HC Deb 27 April 1896 vol 39 c1717
MR. PATRICK O'BRIEN

I beg to ask the Secretary of State for the Home Department whether, by rule or custom, the star class of convicts in Portland Prison were exempted from menial work in connection with the workshops; when was that rule or custom altered and the star class put to such work; on what date was John Daly and the other treason felony prisoners first put to such menial work in connection with the workshops where they have been employed; and whether John Daly is still obliged to do this menial work?

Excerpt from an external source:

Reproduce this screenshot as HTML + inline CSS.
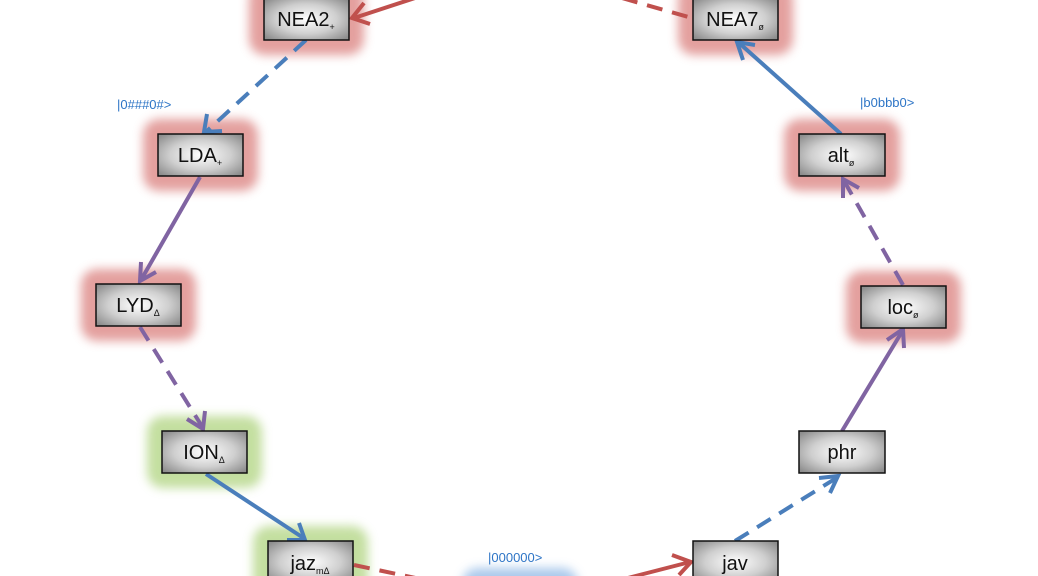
<!DOCTYPE html>
<html><head><meta charset="utf-8"><style>
html,body{margin:0;padding:0;background:#fff;width:1038px;height:576px;overflow:hidden}
svg text{font-family:"Liberation Sans","DejaVu Sans",sans-serif}
</style></head><body>
<svg width="1038" height="576" viewBox="0 0 1038 576" xmlns="http://www.w3.org/2000/svg">
<defs>
<radialGradient id="g" cx="50%" cy="50%" r="65%">
<stop offset="0" stop-color="#ffffff"/><stop offset="0.55" stop-color="#cfcfcf"/><stop offset="1" stop-color="#8e8e8e"/>
</radialGradient>
<filter id="blur" x="-50%" y="-50%" width="200%" height="200%"><feGaussianBlur stdDeviation="5"/></filter>
</defs>
<g id="glows" opacity="0.85">
<rect x="249" y="-17" width="115" height="72" rx="16" fill="#df8f8d" filter="url(#blur)"/>
<rect x="678" y="-17" width="115" height="72" rx="16" fill="#df8f8d" filter="url(#blur)"/>
<rect x="143" y="119" width="115" height="72" rx="16" fill="#df8f8d" filter="url(#blur)"/>
<rect x="81" y="269" width="115" height="72" rx="16" fill="#df8f8d" filter="url(#blur)"/>
<rect x="147" y="416" width="115" height="72" rx="16" fill="#b9d98f" filter="url(#blur)"/>
<rect x="253" y="526" width="115" height="72" rx="16" fill="#b9d98f" filter="url(#blur)"/>
<rect x="784" y="119" width="116" height="72" rx="16" fill="#df8f8d" filter="url(#blur)"/>
<rect x="846" y="271" width="115" height="72" rx="16" fill="#df8f8d" filter="url(#blur)"/>
<rect x="462" y="568" width="116" height="36" rx="16" fill="#9cc0e8" filter="url(#blur)"/>
</g>
<g fill="none" stroke-width="4" stroke-linecap="butt">
<line x1="415" y1="-2" x2="354" y2="18" stroke="#c0504d"/>
<polyline points="364,3 352,18 370,24" stroke="#c0504d"/>
<line x1="622" y1="-2" x2="692" y2="18" stroke="#c0504d" stroke-dasharray="16,10"/>
<line x1="306" y1="40" x2="207" y2="131" stroke="#4a7ebb" stroke-dasharray="16,10"/>
<polyline points="207,114 204,132 222,131" stroke="#4a7ebb"/>
<line x1="200" y1="177" x2="141" y2="280" stroke="#8064a2"/>
<polyline points="141,262 140,281 156,272" stroke="#8064a2"/>
<line x1="140" y1="327" x2="203" y2="428" stroke="#8064a2" stroke-dasharray="16,10"/>
<polyline points="187,419 203,429 205,411" stroke="#8064a2"/>
<line x1="206" y1="474" x2="305" y2="539" stroke="#4a7ebb"/>
<polyline points="287,540 305,540 299,523" stroke="#4a7ebb"/>
<line x1="354" y1="565" x2="425" y2="580" stroke="#c0504d" stroke-dasharray="16,10"/>
<line x1="620" y1="580" x2="690" y2="562" stroke="#c0504d"/>
<polyline points="672,555 691,562 679,575" stroke="#c0504d"/>
<line x1="735" y1="541" x2="838" y2="477" stroke="#4a7ebb" stroke-dasharray="16,10"/>
<polyline points="819,478 838,476 830,493" stroke="#4a7ebb"/>
<line x1="842" y1="431" x2="903" y2="330" stroke="#8064a2"/>
<polyline points="887,340 903,329 904,348" stroke="#8064a2"/>
<line x1="903" y1="285" x2="843" y2="179" stroke="#8064a2" stroke-dasharray="16,10"/>
<polyline points="843,198 843,179 859,188" stroke="#8064a2"/>
<line x1="841" y1="134" x2="738" y2="42" stroke="#4a7ebb"/>
<polyline points="743,60 737,42 755,45" stroke="#4a7ebb"/>
</g>
<rect x="475" y="-5" width="90" height="8" fill="#fff"/>
<g stroke="#111" stroke-width="1.5" fill="url(#g)">
<rect x="264" y="-2" width="85" height="42"/>
<rect x="693" y="-2" width="85" height="42"/>
<rect x="158" y="134" width="85" height="42"/>
<rect x="96" y="284" width="85" height="42"/>
<rect x="162" y="431" width="85" height="42"/>
<rect x="268" y="541" width="85" height="42"/>
<rect x="693" y="541" width="85" height="42"/>
<rect x="799" y="431" width="86" height="42"/>
<rect x="861" y="286" width="85" height="42"/>
<rect x="799" y="134" width="86" height="42"/>
</g>
<g font-size="20" fill="#111" text-anchor="middle">
<text x="306" y="26">NEA2<tspan font-size="9" dy="4">+</tspan></text>
<text x="735" y="26">NEA7<tspan font-size="9" dy="4">ø</tspan></text>
<text x="200" y="162">LDA<tspan font-size="9" dy="4">+</tspan></text>
<text x="138" y="312">LYD<tspan font-size="9" dy="4">Δ</tspan></text>
<text x="204" y="459">ION<tspan font-size="9" dy="4">Δ</tspan></text>
<text x="310" y="570">jaz<tspan font-size="9" dy="4">mΔ</tspan></text>
<text x="735" y="570">jav</text>
<text x="842" y="459">phr</text>
<text x="903" y="314">loc<tspan font-size="9" dy="4">ø</tspan></text>
<text x="841" y="162">alt<tspan font-size="9" dy="4">ø</tspan></text>
</g>
<g font-size="13" fill="#2e75c6">
<text x="117" y="109">|0###0#&gt;</text>
<text x="860" y="107">|b0bbb0&gt;</text>
<text x="488" y="562">|000000&gt;</text>
</g>
</svg>
</body></html>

THE SECRETARY OF STATE FOR THE HOME DEPARTMENT (Sir MATTHEW WHITE RIDLEY,) Lancashire, Blackpool

No such custom or practice as the hon. Member suggests has been in existence of late years. Further information which I have called for as to the date when the present rule came into force has not yet reached me, but I will communicate it to the hon. Member when it arrives. The object of this rule, by which Daly and the other men in his workshop are required to perform certain sanitary work in connection with the workshop, is that, being star class men, they should not come into contact with prisoners who have not reached that class. The work must not be confounded with the work of the gang employed in cleaning the prison. Daly and the other treason felony prisoners have been employed in the manner described, on their turn coming round, for about two or three years; he is still required to perform the work.